= Alice C. Parker =

American electrical engineer

Alice Cline Parker is an American electrical engineer. Her early research was focused on electronic design automation. Later in her career, her interests shifted to neuromorphic engineering, biomimetic architecture for computer vision, analog circuits, carbon nanotube field-effect transistors, and nanotechnology. She is Dean's Professor of Electrical and Computer Engineering in the USC Viterbi School of Engineering of the University of Southern California.

==Education and career==
Parker's father, Joseph K. Cline, was a biochemist who (with Robert R. Williams) first synthesized thiamine. Because of him, she grew up interested in science from a young age. Her parents divorced when she was young, and had no money to put her through college; her high school physics teacher encouraged her to apply for an engineering scholarship, with which she supported her education.
She became one of two female engineering students at North Carolina State University (NCSU), where Wayland P. Seagraves became a mentor.

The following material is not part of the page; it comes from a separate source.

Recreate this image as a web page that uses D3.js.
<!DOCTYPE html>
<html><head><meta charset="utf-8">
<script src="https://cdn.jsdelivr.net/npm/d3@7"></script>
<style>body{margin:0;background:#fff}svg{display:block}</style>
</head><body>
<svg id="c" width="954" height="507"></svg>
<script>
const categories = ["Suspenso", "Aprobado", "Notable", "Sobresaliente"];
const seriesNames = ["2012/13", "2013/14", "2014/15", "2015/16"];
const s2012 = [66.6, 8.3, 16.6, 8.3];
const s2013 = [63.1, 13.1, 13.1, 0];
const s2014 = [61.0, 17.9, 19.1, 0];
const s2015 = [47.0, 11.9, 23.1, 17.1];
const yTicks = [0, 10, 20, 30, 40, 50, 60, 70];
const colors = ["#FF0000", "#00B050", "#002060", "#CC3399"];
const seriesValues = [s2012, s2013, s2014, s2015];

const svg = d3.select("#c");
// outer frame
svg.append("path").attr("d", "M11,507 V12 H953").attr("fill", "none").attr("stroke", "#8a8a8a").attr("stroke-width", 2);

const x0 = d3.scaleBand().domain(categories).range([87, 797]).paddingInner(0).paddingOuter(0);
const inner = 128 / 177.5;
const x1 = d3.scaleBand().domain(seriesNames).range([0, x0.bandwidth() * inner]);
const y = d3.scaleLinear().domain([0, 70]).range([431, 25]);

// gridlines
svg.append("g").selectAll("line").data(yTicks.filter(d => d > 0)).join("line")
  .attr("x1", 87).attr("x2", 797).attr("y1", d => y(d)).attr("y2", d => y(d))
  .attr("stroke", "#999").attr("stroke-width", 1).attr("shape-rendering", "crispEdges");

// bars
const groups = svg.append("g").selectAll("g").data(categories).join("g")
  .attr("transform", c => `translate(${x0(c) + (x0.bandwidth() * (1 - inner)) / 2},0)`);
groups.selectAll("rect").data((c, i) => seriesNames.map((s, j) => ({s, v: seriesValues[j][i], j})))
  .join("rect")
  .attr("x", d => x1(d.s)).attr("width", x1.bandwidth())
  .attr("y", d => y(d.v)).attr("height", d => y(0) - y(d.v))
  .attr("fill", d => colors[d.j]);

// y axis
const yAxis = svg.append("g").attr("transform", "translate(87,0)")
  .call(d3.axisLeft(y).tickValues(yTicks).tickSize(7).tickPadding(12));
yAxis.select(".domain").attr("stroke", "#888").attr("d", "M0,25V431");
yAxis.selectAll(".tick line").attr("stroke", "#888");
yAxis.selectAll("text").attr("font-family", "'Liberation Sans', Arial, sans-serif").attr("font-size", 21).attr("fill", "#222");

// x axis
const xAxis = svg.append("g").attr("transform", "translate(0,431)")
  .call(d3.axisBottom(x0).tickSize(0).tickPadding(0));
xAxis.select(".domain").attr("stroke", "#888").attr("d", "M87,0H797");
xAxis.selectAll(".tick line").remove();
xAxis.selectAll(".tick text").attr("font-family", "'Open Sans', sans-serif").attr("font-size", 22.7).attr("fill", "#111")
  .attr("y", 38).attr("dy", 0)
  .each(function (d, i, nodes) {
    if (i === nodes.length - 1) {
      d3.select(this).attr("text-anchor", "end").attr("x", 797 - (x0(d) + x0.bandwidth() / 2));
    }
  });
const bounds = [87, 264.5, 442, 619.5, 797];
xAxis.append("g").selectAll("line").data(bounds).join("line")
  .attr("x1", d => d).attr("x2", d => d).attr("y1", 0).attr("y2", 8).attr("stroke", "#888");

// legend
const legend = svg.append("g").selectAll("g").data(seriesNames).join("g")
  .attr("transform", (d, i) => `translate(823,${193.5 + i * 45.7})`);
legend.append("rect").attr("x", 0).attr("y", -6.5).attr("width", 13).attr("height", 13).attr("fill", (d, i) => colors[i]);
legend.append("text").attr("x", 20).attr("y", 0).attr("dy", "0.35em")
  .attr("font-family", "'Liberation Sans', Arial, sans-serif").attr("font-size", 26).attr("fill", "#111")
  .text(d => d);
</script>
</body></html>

After graduating from NCSU in 1970, Parker went to Stanford University on an NSF Fellowship, but was frustrated by her inability to find a faculty member who worked on brain modeling. Stanford professor Michael A. Arbib, who worked in this area, had recently moved to another university. She earned a master's degree in electrical engineering there, before marrying and following her new husband back to North Carolina. Still unable to find a research program in biomedical engineering, she returned to graduate study in computer engineering at NCSU, working on microprogrammable computer architecture with James W. Gault, and completing her Ph.D. in 1975.

She was an assistant professor at Carnegie Mellon University from 1975 to 1980, recruited there by Angel G. Jordan, and began working in high-level synthesis, the automated design of computer hardware from an algorithm describing its intended behavior. In 1980, she moved to the University of Southern California, on the recommendation of her Army Research Office grant officer, Jimmie Suttle. She has been a full professor since 1991, and has served the university as Vice Provost for Research and Vice Provost of Graduate Studies.

==Recognition==
Parker was named a Fellow of the IEEE in 1991, "for contributions to design automation in the areas of high-level synthesis, hardware descriptive languages, and design representation". She was the 2009 winner of the Sharon Keillor Award for Women in Engineering Education. She was named to the NCSU Electrical and Computer Engineering Hall of Fame in 2017.